Revenge was fantastic. A truly fun and amusing historical read that made Galland a stand out for me. So when the opportunity to review I, Iago came along, I jumped!

Anyone familiar with Othello will know Iago as the antagonist. He devises a plan of revenge after being slighted by Othello, his general and friend. In the end Othello's wife, Desdemona, is dead at Othello's hand. Iago's wife, Emilia, is dead at Iago's hand. Iago murders his childhood friend, Roderigo, and Othello commits suicide. But what led up to the event? What in Iago's past has made him the man who causes all of this grief? That is the Iago Galland presents in her latest.  

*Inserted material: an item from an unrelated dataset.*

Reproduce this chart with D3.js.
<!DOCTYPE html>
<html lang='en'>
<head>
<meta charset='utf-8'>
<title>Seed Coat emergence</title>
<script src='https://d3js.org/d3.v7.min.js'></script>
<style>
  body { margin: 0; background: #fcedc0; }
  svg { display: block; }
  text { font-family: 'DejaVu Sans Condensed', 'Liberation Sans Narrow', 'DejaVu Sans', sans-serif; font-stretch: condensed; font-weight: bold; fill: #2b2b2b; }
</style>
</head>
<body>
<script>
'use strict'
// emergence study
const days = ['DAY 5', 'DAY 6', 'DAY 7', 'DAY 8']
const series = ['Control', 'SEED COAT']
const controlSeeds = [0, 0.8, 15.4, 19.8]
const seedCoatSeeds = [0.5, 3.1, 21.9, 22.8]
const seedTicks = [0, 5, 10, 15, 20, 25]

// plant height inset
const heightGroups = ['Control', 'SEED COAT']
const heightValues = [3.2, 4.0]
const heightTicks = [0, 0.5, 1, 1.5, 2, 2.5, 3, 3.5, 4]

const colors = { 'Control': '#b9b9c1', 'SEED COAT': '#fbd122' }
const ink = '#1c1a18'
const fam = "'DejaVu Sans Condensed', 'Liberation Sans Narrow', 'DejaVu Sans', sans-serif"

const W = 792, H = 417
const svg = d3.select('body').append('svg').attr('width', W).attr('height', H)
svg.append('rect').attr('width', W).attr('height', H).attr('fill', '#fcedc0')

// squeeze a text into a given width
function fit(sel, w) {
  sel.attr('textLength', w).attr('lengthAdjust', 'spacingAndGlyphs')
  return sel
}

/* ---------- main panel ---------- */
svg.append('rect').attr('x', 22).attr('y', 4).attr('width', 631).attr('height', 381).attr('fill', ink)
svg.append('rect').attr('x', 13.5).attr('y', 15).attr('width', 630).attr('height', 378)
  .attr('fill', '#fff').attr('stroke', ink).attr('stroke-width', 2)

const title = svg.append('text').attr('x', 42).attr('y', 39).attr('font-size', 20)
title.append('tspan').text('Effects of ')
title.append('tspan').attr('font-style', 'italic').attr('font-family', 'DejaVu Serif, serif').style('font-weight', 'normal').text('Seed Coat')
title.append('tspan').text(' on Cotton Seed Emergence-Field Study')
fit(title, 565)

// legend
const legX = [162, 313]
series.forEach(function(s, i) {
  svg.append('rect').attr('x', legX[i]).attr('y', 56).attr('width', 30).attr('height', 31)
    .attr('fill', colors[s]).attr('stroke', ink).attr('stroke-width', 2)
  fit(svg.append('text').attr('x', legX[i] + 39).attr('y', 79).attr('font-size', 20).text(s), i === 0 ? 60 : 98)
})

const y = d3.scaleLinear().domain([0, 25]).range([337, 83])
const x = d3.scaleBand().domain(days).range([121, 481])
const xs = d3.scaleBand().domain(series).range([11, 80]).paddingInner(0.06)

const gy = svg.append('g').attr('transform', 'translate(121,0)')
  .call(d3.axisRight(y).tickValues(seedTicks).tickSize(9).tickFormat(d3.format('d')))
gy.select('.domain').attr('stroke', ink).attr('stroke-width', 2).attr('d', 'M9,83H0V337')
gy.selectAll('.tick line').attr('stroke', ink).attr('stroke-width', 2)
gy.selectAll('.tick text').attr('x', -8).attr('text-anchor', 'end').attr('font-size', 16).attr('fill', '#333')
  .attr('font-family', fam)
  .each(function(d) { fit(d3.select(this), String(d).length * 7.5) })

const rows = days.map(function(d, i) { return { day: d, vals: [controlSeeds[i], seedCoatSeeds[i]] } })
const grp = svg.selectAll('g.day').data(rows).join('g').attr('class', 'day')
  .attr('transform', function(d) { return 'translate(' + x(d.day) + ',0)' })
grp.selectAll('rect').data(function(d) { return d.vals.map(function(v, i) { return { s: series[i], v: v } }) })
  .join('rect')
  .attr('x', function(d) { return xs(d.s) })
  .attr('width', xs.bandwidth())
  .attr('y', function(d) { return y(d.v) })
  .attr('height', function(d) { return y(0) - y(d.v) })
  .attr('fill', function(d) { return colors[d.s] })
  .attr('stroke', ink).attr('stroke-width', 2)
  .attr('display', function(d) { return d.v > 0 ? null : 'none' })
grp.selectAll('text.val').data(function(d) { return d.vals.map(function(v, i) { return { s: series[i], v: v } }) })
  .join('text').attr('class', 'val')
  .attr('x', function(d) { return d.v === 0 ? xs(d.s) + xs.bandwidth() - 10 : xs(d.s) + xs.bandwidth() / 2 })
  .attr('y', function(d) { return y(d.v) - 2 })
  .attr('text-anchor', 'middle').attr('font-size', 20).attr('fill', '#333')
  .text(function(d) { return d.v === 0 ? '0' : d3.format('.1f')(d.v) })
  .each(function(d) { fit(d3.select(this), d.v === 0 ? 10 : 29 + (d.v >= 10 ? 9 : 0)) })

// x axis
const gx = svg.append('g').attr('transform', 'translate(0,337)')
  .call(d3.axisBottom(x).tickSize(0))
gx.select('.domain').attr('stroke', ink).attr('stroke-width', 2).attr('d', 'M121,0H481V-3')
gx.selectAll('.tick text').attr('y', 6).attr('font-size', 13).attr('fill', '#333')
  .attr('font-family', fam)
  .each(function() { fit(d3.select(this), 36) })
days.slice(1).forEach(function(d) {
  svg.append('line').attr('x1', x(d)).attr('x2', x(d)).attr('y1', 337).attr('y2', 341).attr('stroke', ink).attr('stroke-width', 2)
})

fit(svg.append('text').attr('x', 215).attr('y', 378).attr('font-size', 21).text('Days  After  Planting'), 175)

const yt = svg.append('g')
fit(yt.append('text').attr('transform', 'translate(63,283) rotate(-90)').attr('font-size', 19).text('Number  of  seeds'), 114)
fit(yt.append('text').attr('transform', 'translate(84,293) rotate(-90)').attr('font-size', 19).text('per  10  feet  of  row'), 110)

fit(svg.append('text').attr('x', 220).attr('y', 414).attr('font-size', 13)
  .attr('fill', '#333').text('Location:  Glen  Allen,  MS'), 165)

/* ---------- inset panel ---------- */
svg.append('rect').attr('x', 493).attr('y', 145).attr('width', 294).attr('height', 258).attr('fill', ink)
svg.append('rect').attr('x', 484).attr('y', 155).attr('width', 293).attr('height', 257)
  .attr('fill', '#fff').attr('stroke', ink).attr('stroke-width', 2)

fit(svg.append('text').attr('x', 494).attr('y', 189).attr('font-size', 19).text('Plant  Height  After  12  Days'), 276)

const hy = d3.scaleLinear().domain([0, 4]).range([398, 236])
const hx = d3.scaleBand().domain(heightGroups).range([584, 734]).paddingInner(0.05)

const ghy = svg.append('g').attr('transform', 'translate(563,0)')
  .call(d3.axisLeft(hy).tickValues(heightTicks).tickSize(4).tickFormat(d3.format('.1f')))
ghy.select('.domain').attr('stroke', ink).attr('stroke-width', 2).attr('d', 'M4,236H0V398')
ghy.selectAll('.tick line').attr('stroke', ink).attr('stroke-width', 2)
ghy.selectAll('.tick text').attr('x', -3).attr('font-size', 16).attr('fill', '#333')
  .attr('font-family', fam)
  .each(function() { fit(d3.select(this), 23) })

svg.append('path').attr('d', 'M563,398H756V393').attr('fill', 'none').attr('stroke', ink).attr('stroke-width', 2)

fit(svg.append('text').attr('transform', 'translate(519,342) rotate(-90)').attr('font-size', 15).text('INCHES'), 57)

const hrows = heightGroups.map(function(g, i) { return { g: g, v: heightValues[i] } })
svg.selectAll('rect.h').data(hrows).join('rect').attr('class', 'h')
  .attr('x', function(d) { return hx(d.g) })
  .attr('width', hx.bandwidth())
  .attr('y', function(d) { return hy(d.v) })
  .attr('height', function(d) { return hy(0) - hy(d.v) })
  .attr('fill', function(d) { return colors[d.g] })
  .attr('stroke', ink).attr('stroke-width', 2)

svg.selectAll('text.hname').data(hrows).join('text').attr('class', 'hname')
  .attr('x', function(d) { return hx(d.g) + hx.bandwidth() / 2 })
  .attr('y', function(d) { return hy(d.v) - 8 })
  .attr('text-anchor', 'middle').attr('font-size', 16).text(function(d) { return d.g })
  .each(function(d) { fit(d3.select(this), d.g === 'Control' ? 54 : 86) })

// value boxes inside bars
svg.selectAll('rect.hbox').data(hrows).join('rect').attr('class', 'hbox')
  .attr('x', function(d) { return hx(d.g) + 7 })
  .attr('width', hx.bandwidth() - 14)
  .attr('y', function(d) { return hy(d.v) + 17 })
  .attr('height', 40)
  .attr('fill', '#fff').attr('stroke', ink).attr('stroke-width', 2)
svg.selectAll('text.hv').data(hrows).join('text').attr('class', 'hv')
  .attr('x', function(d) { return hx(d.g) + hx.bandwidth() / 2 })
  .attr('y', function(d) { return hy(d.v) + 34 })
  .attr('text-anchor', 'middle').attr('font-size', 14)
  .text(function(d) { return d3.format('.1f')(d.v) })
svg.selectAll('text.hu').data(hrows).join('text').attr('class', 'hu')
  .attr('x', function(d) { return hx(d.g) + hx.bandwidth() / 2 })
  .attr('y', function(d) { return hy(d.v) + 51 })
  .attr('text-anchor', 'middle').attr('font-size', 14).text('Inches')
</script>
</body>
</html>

Iago pretty much goes with the flow throughout the book. He wants to be in the Navy, his father sends him to artillery school instead. After rising to the top and making a name for himself, Iago's father then uses him to gain support by sending him to join the Army. Not Iago's plan, but he again goes along with his father's wishes and again rises to the top earning an ensign rank early on. At one point Iago tells his wife Emilia that his own merit will get him ahead. And he is wrong. When the lieutenant position opens up, everyone -- including Iago -- believes that Iago is the logical choice. Instead, Cassio is elevated in rank and Iago remains ensign. And this is Iago's breaking point. 

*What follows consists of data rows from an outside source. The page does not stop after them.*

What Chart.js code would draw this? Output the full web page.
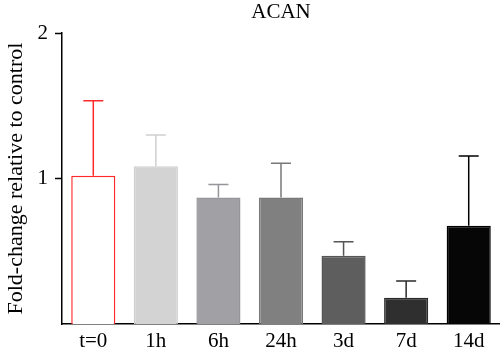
<!DOCTYPE html>
<html>
<head>
<meta charset="utf-8">
<script src="https://cdn.jsdelivr.net/npm/chart.js@4"></script>
<style>
html,body{margin:0;padding:0;background:#fff;}
#wrap{width:500px;height:356px;position:relative;}
</style>
</head>
<body>
<div id="wrap"><canvas id="c"></canvas></div>
<script>
const categories = ["t=0", "1h", "6h", "24h", "3d", "7d", "14d"];
const values = [1.02, 1.085, 0.87, 0.87, 0.47, 0.18, 0.675];
const errors = [0.515, 0.215, 0.09, 0.235, 0.095, 0.115, 0.48];
const yTicks = [1, 2];
const fillColors = ["#ffffff", "#d3d3d3", "#a1a1a5", "#7f807f", "#5e5e5e", "#2f2f2f", "#060606"];
const lineColors = ["#ff2b2b", "#cfcfcf", "#95959a", "#777877", "#555555", "#2a2a2a", "#000000"];

const serif = "'Liberation Serif', 'Times New Roman', serif";

const errorBarPlugin = {
  id: 'errorBars',
  afterDatasetsDraw(chart) {
    const ctx = chart.ctx;
    const meta = chart.getDatasetMeta(0);
    const yScale = chart.scales.y;
    ctx.save();
    meta.data.forEach((bar, i) => {
      const x = bar.x;
      const yTop = yScale.getPixelForValue(values[i]);
      const yErr = yScale.getPixelForValue(values[i] + errors[i]);
      ctx.strokeStyle = lineColors[i];
      ctx.lineWidth = 1.5;
      ctx.beginPath();
      ctx.moveTo(x, yTop);
      ctx.lineTo(x, yErr);
      ctx.moveTo(x - 10, yErr);
      ctx.lineTo(x + 10, yErr);
      ctx.stroke();
    });
    ctx.restore();
  }
};

new Chart(document.getElementById('c'), {
  type: 'bar',
  data: {
    labels: categories,
    datasets: [{
      data: values,
      backgroundColor: fillColors,
      borderColor: lineColors,
      borderWidth: 1.5,
      borderSkipped: 'bottom',
      categoryPercentage: 1.0,
      barPercentage: 0.705
    }]
  },
  options: {
    responsive: true,
    maintainAspectRatio: false,
    animation: false,
    devicePixelRatio: 1,
    layout: { padding: { left: 0, right: 0, top: 0, bottom: 0 } },
    plugins: {
      legend: { display: false },
      tooltip: { enabled: false },
      title: {
        display: true,
        fullSize: false,
        text: 'ACAN',
        color: '#000',
        font: { family: serif, size: 21, weight: 'normal', lineHeight: 1.2 },
        padding: { top: 0, bottom: 8 }
      }
    },
    scales: {
      x: {
        grid: { display: false, drawTicks: false },
        border: { display: true, color: '#000', width: 1.5 },
        ticks: { color: '#000', font: { family: serif, size: 21 }, padding: 5, maxRotation: 0 },
        afterFit(scale) { scale.height = 32; }
      },
      y: {
        min: 0,
        max: 2,
        afterBuildTicks(scale) { scale.ticks = yTicks.map(v => ({ value: v })); },
        grid: { drawOnChartArea: false, drawTicks: true, tickLength: 7, tickColor: '#000', tickWidth: 1.5 },
        border: { display: true, color: '#000', width: 1.5 },
        ticks: { color: '#000', font: { family: serif, size: 21 }, padding: 7 },
        title: {
          display: true,
          text: 'Fold-change relative to control',
          color: '#000',
          font: { family: serif, size: 22 },
          padding: { top: 3, bottom: 0 }
        },
        afterFit(scale) { scale.width = 62; }
      }
    }
  },
  plugins: [errorBarPlugin]
});
</script>
</body>
</html>
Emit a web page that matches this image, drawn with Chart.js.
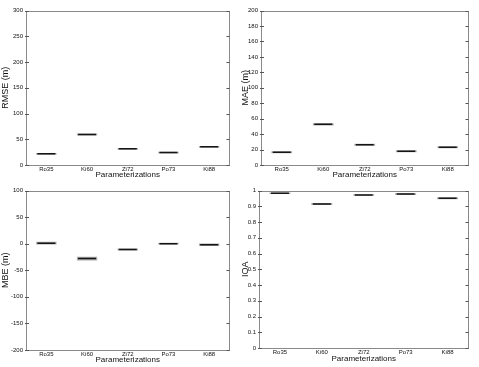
<!DOCTYPE html>
<html>
<head>
<meta charset="utf-8">
<script src="https://cdn.jsdelivr.net/npm/chart.js@4.4.0/dist/chart.umd.min.js"></script>
<style>
  body { margin: 0; background: #fff; width: 479px; height: 367px; position: relative; overflow: hidden; }
  .panel { position: absolute; }
</style>
</head>
<body>
<div class="panel" style="left:0;top:0;width:240px;height:185px"><canvas id="rmseChart"></canvas></div>
<div class="panel" style="left:240px;top:0;width:239px;height:185px"><canvas id="maeChart"></canvas></div>
<div class="panel" style="left:0;top:180px;width:240px;height:187px"><canvas id="mbeChart"></canvas></div>
<div class="panel" style="left:240px;top:180px;width:239px;height:187px"><canvas id="ioaChart"></canvas></div>
<script>
const parameterizations = ['Ro35', 'Ki60', 'Zi72', 'Po73', 'Ki88'];

// RMSE (m)
const rmseMedian = [21.7, 59.4, 31.5, 24.1, 35.2];
const rmseLow = [19.8, 57.5, 29.8, 22.3, 33.4];
const rmseHigh = [23.5, 61.2, 33.2, 25.8, 37.0];

// MAE (m)
const maeMedian = [16.4, 52.6, 26.3, 17.7, 23.0];
const maeLow = [15.1, 51.2, 25.0, 16.4, 21.7];
const maeHigh = [17.7, 53.9, 27.6, 19.0, 24.3];

// MBE (m)
const mbeMedian = [1, -28, -11, 0, -2];
const mbeLow = [-1.5, -31.5, -13, -1.8, -4.3];
const mbeHigh = [3.5, -24.5, -9, 1.8, 0.3];

// IOA
const ioaMedian = [0.983, 0.914, 0.971, 0.977, 0.951];
const ioaLow = [0.978, 0.908, 0.966, 0.972, 0.945];
const ioaHigh = [0.988, 0.920, 0.976, 0.982, 0.957];

const FONT = "'Liberation Sans', Arial, sans-serif";

// grey frame round the plot area plus small inward y tick marks on both sides
const framePlugin = {
    id: 'frame',
    beforeDatasetsDraw(chart) {
        const { ctx, chartArea: a, scales: { y } } = chart;
        ctx.save();
        ctx.strokeStyle = '#8a8a8a';
        ctx.lineWidth = 1;
        ctx.strokeRect(Math.round(a.left) + 0.5, Math.round(a.top) + 0.5,
            Math.round(a.width) - 1, Math.round(a.height) - 1);
        ctx.strokeStyle = '#555';
        y.ticks.forEach(t => {
            const py = Math.round(y.getPixelForValue(t.value)) + 0.5;
            ctx.beginPath();
            ctx.moveTo(a.left - 1, py); ctx.lineTo(a.left + 3, py);
            ctx.moveTo(a.right, py); ctx.lineTo(a.right - 3, py);
            ctx.stroke();
        });
        ctx.restore();
    }
};

function makeChart(id, opts) {
    const boxes = opts.low.map((lo, i) => [lo, opts.high[i]]);
    return new Chart(document.getElementById(id), {
        data: {
            labels: parameterizations,
            datasets: [{
                type: 'bar',
                order: 2,
                data: boxes,
                backgroundColor: '#acacac',
                borderWidth: 0,
                borderSkipped: false,
                barPercentage: 0.5,
                categoryPercentage: 1
            }, {
                type: 'line',
                order: 1,
                data: opts.median,
                showLine: false,
                pointStyle: 'line',
                pointRadius: 9,
                pointHoverRadius: 9,
                borderColor: '#151515',
                borderWidth: 1.5
            }]
        },
        options: {
            responsive: true,
            maintainAspectRatio: false,
            animation: false,
            layout: { padding: opts.padding },
            plugins: { legend: { display: false }, tooltip: { enabled: false } },
            scales: {
                x: {
                    offset: true,
                    grid: { display: false, drawTicks: false },
                    border: { display: false },
                    ticks: { padding: 1, color: '#111', font: { family: FONT, size: 6 } },
                    title: {
                        display: true, text: 'Parameterizations', color: '#111',
                        padding: 0, font: { family: FONT, size: 8 }
                    },
                    afterFit: s => { s.height = opts.xHeight; }
                },
                y: {
                    min: opts.min, max: opts.max,
                    grid: { display: false, drawTicks: false },
                    border: { display: false },
                    ticks: {
                        stepSize: opts.step, padding: 3, color: '#111',
                        font: { family: FONT, size: 6 },
                        callback: v => String(+v.toFixed(2))
                    },
                    title: {
                        display: true, text: opts.title, color: '#111',
                        padding: 0, font: { family: FONT, size: 9 }
                    },
                    afterFit: s => { s.width = opts.yWidth; }
                }
            }
        },
        plugins: [framePlugin]
    });
}

makeChart('rmseChart', {
    median: rmseMedian, low: rmseLow, high: rmseHigh,
    min: 0, max: 300, step: 50, title: 'RMSE (m)',
    yWidth: 26, xHeight: 15, padding: { top: 3, right: 3, bottom: 5, left: 0 }
});
makeChart('maeChart', {
    median: maeMedian, low: maeLow, high: maeHigh,
    min: 0, max: 200, step: 20, title: 'MAE (m)',
    yWidth: 21, xHeight: 15, padding: { top: 3, right: 2, bottom: 5, left: 0 }
});
makeChart('mbeChart', {
    median: mbeMedian, low: mbeLow, high: mbeHigh,
    min: -200, max: 100, step: 50, title: 'MBE (m)',
    yWidth: 26, xHeight: 15, padding: { top: 9, right: 3, bottom: 2, left: 0 }
});
makeChart('ioaChart', {
    median: ioaMedian, low: ioaLow, high: ioaHigh,
    min: 0, max: 1, step: 0.1, title: 'IOA',
    yWidth: 19, xHeight: 16, padding: { top: 5, right: 6, bottom: 3, left: 0 }
});
</script>
</body>
</html>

Galland's Iago is manipulative and conniving. He's clever but he's also prone to childish jealousy and his own imagination gets him into trouble -- you know the saying about assuming? Iago does a lot of assuming. I'd say that his plan for revenge against Othello is not completely undeserved. Othello is his friend and relies so heavily on Iago's council that when the general passes him up for promotion without any explanation, Iago's anger seems somewhat justified. His plan gets a little out of control and then a lot out of control before the end of the story.

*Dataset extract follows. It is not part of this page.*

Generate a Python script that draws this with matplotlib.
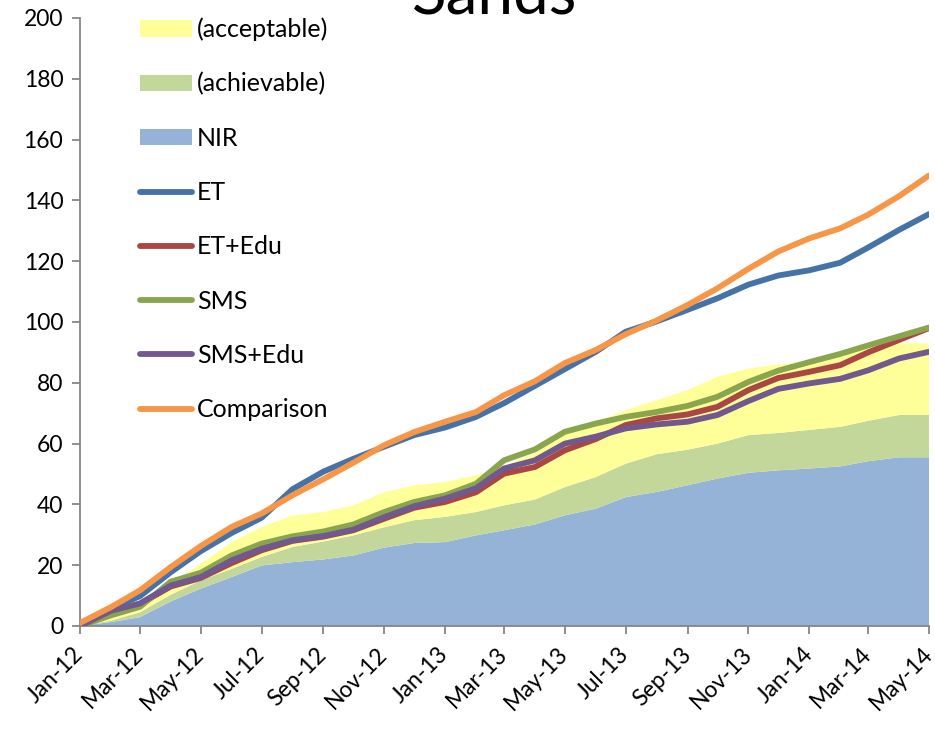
import matplotlib
matplotlib.use("Agg")
import matplotlib.pyplot as plt
import matplotlib.dates as mdates
from matplotlib.patches import Patch
from matplotlib.lines import Line2D
import pandas as pd

plt.rcParams['font.family'] = ['Lato', 'DejaVu Sans']

# Monthly cumulative values, Jan-2012 .. May-2014
months = pd.date_range('2012-01-01', '2014-05-01', freq='MS')

et = [0.5, 5.8, 9.8, 17.7, 24.6, 30.6, 35.6, 45.0, 50.8, 55.0, 59.0, 62.8, 65.3,
      68.8, 73.3, 79.0, 84.5, 90.2, 96.8, 100.2, 104.0, 107.8, 112.3, 115.3,
      117.0, 119.5, 124.5, 130.3, 135.5]
et_edu = [0.0, 4.8, 7.2, 13.0, 15.8, 20.7, 24.9, 28.0, 29.4, 31.5, 35.3, 38.9, 40.8,
          44.0, 50.1, 52.3, 57.8, 61.5, 66.1, 68.3, 69.6, 72.1, 77.6, 81.6,
          83.6, 85.8, 90.0, 94.1, 98.0]
sms = [0.0, 3.5, 6.3, 14.6, 17.5, 23.2, 27.1, 29.5, 31.1, 33.4, 37.5, 40.8, 43.0,
       46.8, 54.5, 58.1, 63.9, 66.6, 68.8, 70.4, 72.4, 75.4, 80.3, 84.0,
       86.8, 89.5, 92.3, 95.3, 98.2]
sms_edu = [0.0, 5.0, 7.4, 13.3, 16.1, 21.6, 25.4, 28.2, 29.6, 31.7, 35.8, 39.4, 41.9,
           45.3, 51.8, 54.5, 60.0, 62.3, 65.0, 66.3, 67.2, 69.4, 74.0, 78.0,
           79.8, 81.3, 84.1, 88.0, 90.2]
comparison = [1.0, 6.2, 11.7, 19.4, 26.3, 32.6, 37.0, 43.0, 48.3, 53.7, 59.5, 63.8, 67.2,
              70.4, 75.9, 80.5, 86.5, 90.8, 96.0, 100.5, 105.6, 111.1, 117.5, 123.2,
              127.5, 130.8, 135.3, 141.4, 148.2]

# Stacked bands: NIR at the bottom, then the achievable and acceptable increments
nir = [0.0, 1.3, 2.9, 8.1, 12.3, 16.1, 19.9, 21.0, 21.9, 23.2, 25.8, 27.3, 27.6,
       29.8, 31.5, 33.4, 36.4, 38.6, 42.4, 44.1, 46.3, 48.5, 50.4, 51.2,
       51.8, 52.5, 54.2, 55.5, 55.5]
achievable = [0.0, 0.5, 1.6, 2.2, 2.7, 2.7, 2.8, 5.0, 5.9, 6.6, 6.7, 7.5, 8.3,
              7.7, 8.2, 8.2, 9.3, 10.4, 11.0, 12.4, 11.7, 11.5, 12.4, 12.3,
              12.7, 13.0, 13.3, 13.9, 13.9]
acceptable = [0.0, 1.1, 1.2, 3.7, 5.5, 8.8, 9.9, 10.4, 9.7, 9.9, 11.5, 11.5, 11.5,
              12.1, 12.8, 15.4, 17.8, 18.0, 17.6, 17.8, 19.6, 22.0, 21.9, 22.5,
              22.7, 24.0, 24.5, 23.6, 23.6]

area_colors = ['#95B3D7', '#C4D79B', '#FFFF99']
line_styles = [
    ('ET', et, '#4572A7'),
    ('ET+Edu', et_edu, '#AA4643'),
    ('SMS', sms, '#89A54E'),
    ('SMS+Edu', sms_edu, '#71588F'),
    ('Comparison', comparison, '#F79646'),
]
LW = 4.2

fig = plt.figure(figsize=(9.35, 7.3), dpi=100)
ax = fig.add_axes([80 / 935, 104 / 730, 849 / 935, 608 / 730])

ax.stackplot(months, nir, achievable, acceptable, colors=area_colors,
             linewidth=0, zorder=1)
for name, vals, col in line_styles:
    ax.plot(months, vals, color=col, lw=LW, solid_capstyle='round',
            solid_joinstyle='round', zorder=3)

ax.set_xlim(months[0], months[-1])
ax.set_ylim(0, 200)
ax.set_yticks(range(0, 201, 20))
ax.xaxis.set_major_locator(mdates.MonthLocator(bymonth=[1, 3, 5, 7, 9, 11]))
ax.xaxis.set_major_formatter(mdates.DateFormatter('%b-%y'))

for s in ('top', 'right'):
    ax.spines[s].set_visible(False)
for s in ('left', 'bottom'):
    ax.spines[s].set_color('#868686')
    ax.spines[s].set_linewidth(1.3)
ax.tick_params(axis='both', colors='#868686', length=6, width=1.3,
               labelcolor='black', labelsize=16.5)
ax.tick_params(axis='y', pad=6)
ax.tick_params(axis='x', pad=12)
for lbl in ax.get_xticklabels():
    lbl.set_rotation(45)
    lbl.set_ha('right')
    lbl.set_va('center')
    lbl.set_rotation_mode('anchor')

handles = [
    Patch(facecolor=area_colors[2], edgecolor='none', label='(acceptable)'),
    Patch(facecolor=area_colors[1], edgecolor='none', label='(achievable)'),
    Patch(facecolor=area_colors[0], edgecolor='none', label='NIR'),
]
for name, vals, col in line_styles:
    handles.append(Line2D([], [], color=col, lw=LW, solid_capstyle='round',
                          label=name))

leg = fig.legend(handles=handles, loc='upper left',
                 bbox_to_anchor=(140 / 935, 1 - 17.5 / 730),
                 frameon=False, fontsize=18, handlelength=2.08,
                 handleheight=0.64, handletextpad=0.2, labelspacing=1.25,
                 borderpad=0, borderaxespad=0)

fig.text(495 / 935, 1 - 14 / 730, 'Sands', fontsize=46, ha='center',
         va='baseline')

fig.savefig('out.png', dpi=100)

Having read Galland before, I knew that she would be a worthy one to take on Shakespeare. After all, Shakespeare's work is filled with social commentary and sarcasm through comments that can be taken multiple ways. Galland has mastered this same skill and so tackling Othello's villain, while a task for any writer, seems a little easier for Galland. An ease that ultimately makes I, Iago a highly entertaining read. Galland's writing is smart and her tone is light throughout most of the read. Iago's banter is particularly amusing, especially when he uses his smarts to outwit others. 

Like Revenge of the Rose, I, Iago is a fun read. You don't have to be a Shakespearean scholar to enjoy it -- in fact, you don't have to have any prior knowledge of Othello at all. I, Iago is a complete tale all on its very own.  

For more on Galland, I, Iago, and her other works, you can visit her official blog here. You can also "like" Galland on Facebook and follow her on Twitter


Shooting Stars Mag said...

Oh, this sounds amazing. I really want to read to it. I've actually read Othello and find Iago quite fascinating, so that certainly makes me excited. :)


Becky LeJeune said...

Lauren, I hope you love it! I'm a bit of a Galland fan girl & think everyone should give her a read.

Heather J. @ TLC Book Tours said...

Iago has always been the villain I love to hate so I'm really excited about this book!

Thanks for being on the tour. I'm featuring your review on TLC's Facebook page today.

Nicole said...

So tickled to read these comments. Thank you!
I find it especially gratifying to hear Revenge of the Rose praised, as it really bends the rules about historical fiction - it's based very loosely on a rather wise-ass 13th century poem that was not interested in historical accuracy. While I wrote stuff set "a long time ago," I'm not usually writing to the traditional paradigms of historical fiction, and Revenge of the Rose is the most extreme example of that, so it warms my heart when people "get it."

Becky LeJeune said...

@Heather -- Fabulous! Thanks so much!

@Nicole -- Thank you! My first read by any author usually tends to be my favorite and I loved Revenge! I, Iago was equally fantastic in my mind.